Rental Licence Expense
In Vancouver, you have to pay each year for a rental license. If you have a single dwelling being rented out the license will cost you $61 per year. Now, if it’s a duplex you have to pay that $61 for each of the two dwelling units, provided you’re not living in one of them. And of course, if you decide to carve a house up into an apartment-house you can expect to pay $63 for each unit you’re renting to someone other than yourself.
Not only is this going to eat up a big chunk of time, it will cost you in processing fees if you do it right. And believe me, you want to do it right. Credit checks and the like can run you $40 each on top of your time investment. There are a few landlord associations in BC that you can join, for a fee, that can give you deals on credit checks but they are still not free. Of course, even if you manage the property yourself, you may want to engage a property management company to handle the screening process for you. A bad tenant can really take the fun out of real estate investing. Be sure to take your time and do it right.
These are the worst of the worst sort of costs. If you can avoid ever having to go through an eviction, do that! It’s going to zap money and time and could sour you on what is a really awesome investment opportunity. Which is why I can’t stress enough how important tenant screening is. An eviction has the potential to wipe out huge amounts of your profit and leave you feeling pretty deflated. You should assume probably five months worth of rent will go into getting rid of one bad tenant and build your war chest accordingly. When you consider legal costs, vacancy, unpaid rent, and repairs you want to ensure you’re covered. You may also want to build in the price of a really nice bottle of wine, for celebrating when it’s all over.
When you get into real estate investing and decide to manage the property yourself, you are essentially setting up your own small (or maybe not so small business). This means you are going to have to afford for the little incidentals required to keep your business going.
Don’t assume you can do this one for free. Sure you can list your rental on Facebook, Craigslist, and Kijiji but you may want to spend a bit and have it listed on a professional property site. This helps start the screening process right from the get go.
Assuming you don’t live in the property, where you are also renting out units, you will need to be driving out to inspect and maintain your investment. Many new owners don’t tend to think about this as much of an expense, but you will see over time, how it adds up. Also, just the process of tracking this cost will give you an idea of its effect on your bottom line; as well as making it easier to substantiate when it comes time to include it as a tax write-off.
Sure, you got a free personal chequing account, don’t expect that for your business. Banks charge full price for business accounts. You’re looking at paying $50 a month just regular business banking. And then it’s likely they are going to ding you pretty good for cheques and other services. Be sure to shop around before opening your account.
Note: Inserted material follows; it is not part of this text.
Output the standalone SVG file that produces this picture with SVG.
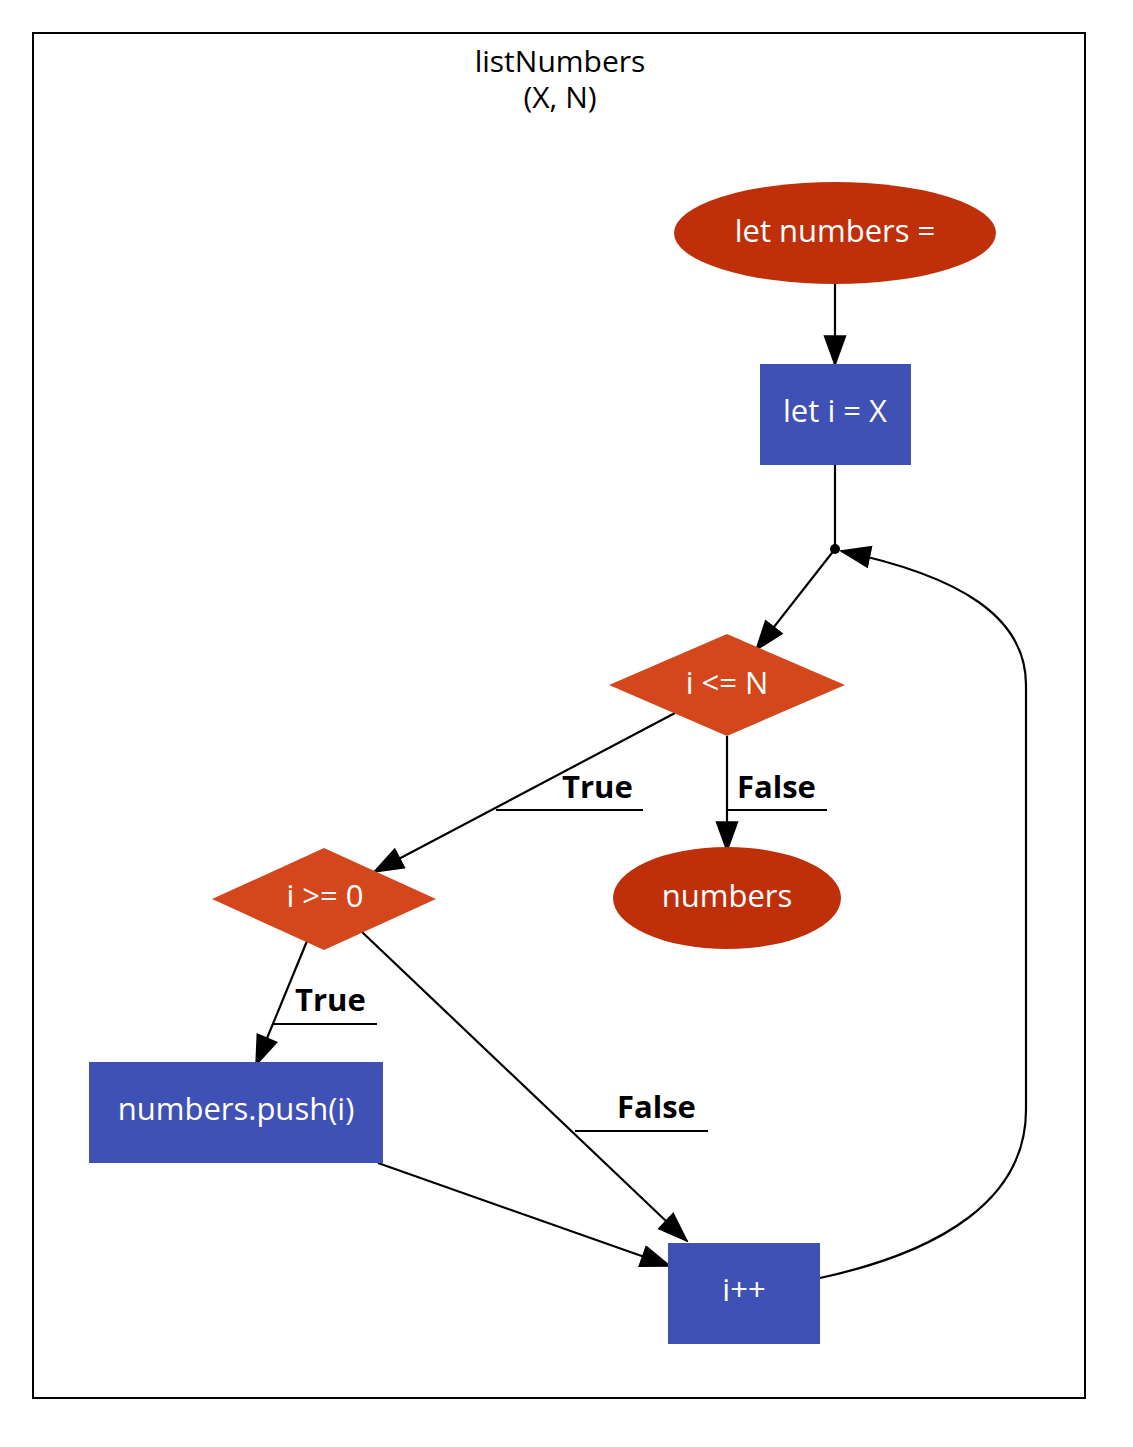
<svg xmlns="http://www.w3.org/2000/svg" width="1133" height="1447" viewBox="0 0 1133 1447">
  <style>
    .title { font-family: "Open Sans", "DejaVu Sans", sans-serif; font-size: 30px; fill: #000; text-anchor: middle; }
    .lbl { font-family: "Open Sans", "DejaVu Sans", sans-serif; font-size: 31px; fill: #fff; text-anchor: middle; }
    .elbl { font-family: "Open Sans", "DejaVu Sans", sans-serif; font-size: 31px; font-weight: 700; fill: #000; }
    .term { fill: #bf300a; }
    .stmt { fill: #3f51b5; }
    .cond { fill: #d4471d; }
    .edge { fill: none; stroke: #000; stroke-width: 2.2; }
    .deco { fill: none; stroke: #000; stroke-width: 2.2; }
  </style>
  <defs>
    <marker id="arrow" markerUnits="userSpaceOnUse" markerWidth="32" markerHeight="26" refX="30" refY="11.5" orient="auto">
      <path d="M1,1 L30,11.5 L1,22 Z" fill="#000" stroke="#000" stroke-width="1.5"/>
    </marker>
  </defs>

  <rect width="1133" height="1447" fill="#fff"/>

  <!-- function cluster -->
  <g id="cluster_listNumbers">
    <rect x="33" y="33" width="1052" height="1365" fill="none" stroke="#000" stroke-width="2"/>
    <text class="title" x="560" y="72">listNumbers</text>
    <text class="title" x="560" y="108">(X, N)</text>
  </g>

  <!-- connectors -->
  <g id="edges">
    <path class="edge" d="M835,284 L835,365" marker-end="url(#arrow)"/>
    <path class="edge" d="M835,465 L835,549"/>
    <path class="edge" d="M835,549 L756,650" marker-end="url(#arrow)"/>

    <path class="edge" d="M675,713 L374,872" marker-end="url(#arrow)"/>
    <polyline class="deco" points="496,810 643,810"/>
    <text class="elbl" x="562" y="798">True</text>

    <path class="edge" d="M727,736 L727,851" marker-end="url(#arrow)"/>
    <polyline class="deco" points="727,810 827,810"/>
    <text class="elbl" x="737" y="798">False</text>

    <path class="edge" d="M307,941 L256,1065" marker-end="url(#arrow)"/>
    <polyline class="deco" points="273,1024 377,1024"/>
    <text class="elbl" x="295" y="1011">True</text>

    <path class="edge" d="M362,932 L687,1241" marker-end="url(#arrow)"/>
    <polyline class="deco" points="575,1131 708,1131"/>
    <text class="elbl" x="617" y="1118">False</text>

    <path class="edge" d="M378,1163 L670,1266" marker-end="url(#arrow)"/>

    <path class="edge" d="M820,1278 C940,1252 1026,1200 1026,1110 L1026,685 C1026,618 962,576 841,551" marker-end="url(#arrow)"/>
  </g>

  <!-- nodes -->
  <g id="node_init">
    <ellipse class="term" cx="835" cy="233" rx="161" ry="51"/>
    <text class="lbl" x="835" y="242">let numbers =</text>
  </g>
  <g id="node_let_i">
    <rect class="stmt" x="760" y="364" width="151" height="101"/>
    <text class="lbl" x="835" y="422">let i = X</text>
  </g>
  <g id="node_loop">
    <circle cx="835" cy="549" r="5" fill="#000"/>
  </g>
  <g id="node_cond_n">
    <polygon class="cond" points="727,634 845,685 727,736 609,685"/>
    <text class="lbl" x="727" y="694">i &lt;= N</text>
  </g>
  <g id="node_cond_0">
    <polygon class="cond" points="324,848 436,899 324,950 212,899"/>
    <text class="lbl" x="325" y="907">i &gt;= 0</text>
  </g>
  <g id="node_return">
    <ellipse class="term" cx="727" cy="898" rx="114" ry="51"/>
    <text class="lbl" x="727" y="907">numbers</text>
  </g>
  <g id="node_push">
    <rect class="stmt" x="89" y="1062" width="294" height="101"/>
    <text class="lbl" x="236" y="1120">numbers.push(i)</text>
  </g>
  <g id="node_incr">
    <rect class="stmt" x="668" y="1243" width="152" height="101"/>
    <text class="lbl" x="744" y="1301">i++</text>
  </g>
</svg>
It goes without saying that you are going to need to have a computer and printer for your business. There will be leases and letters to print and ink cartridges or toner to replace. You will also need to have paper, envelopes, labels, and stamps. All of which add up over time. And then, of course, there is the bookkeeping. You can use something like Microsoft Excel to track your expenses but, more likely you are going to want to use a program like QuickBooks to provide you with a little more ease and sophistication.
And while you may manage to track expenses and keep the books in good order, you’re going to want to spend the money come tax time to make sure everything is in order and that your personal and business money is kept appropriately separate. Spending a few hundred dollars up front to have this all in proper order can save you all sorts of headaches later with Revenue Canada.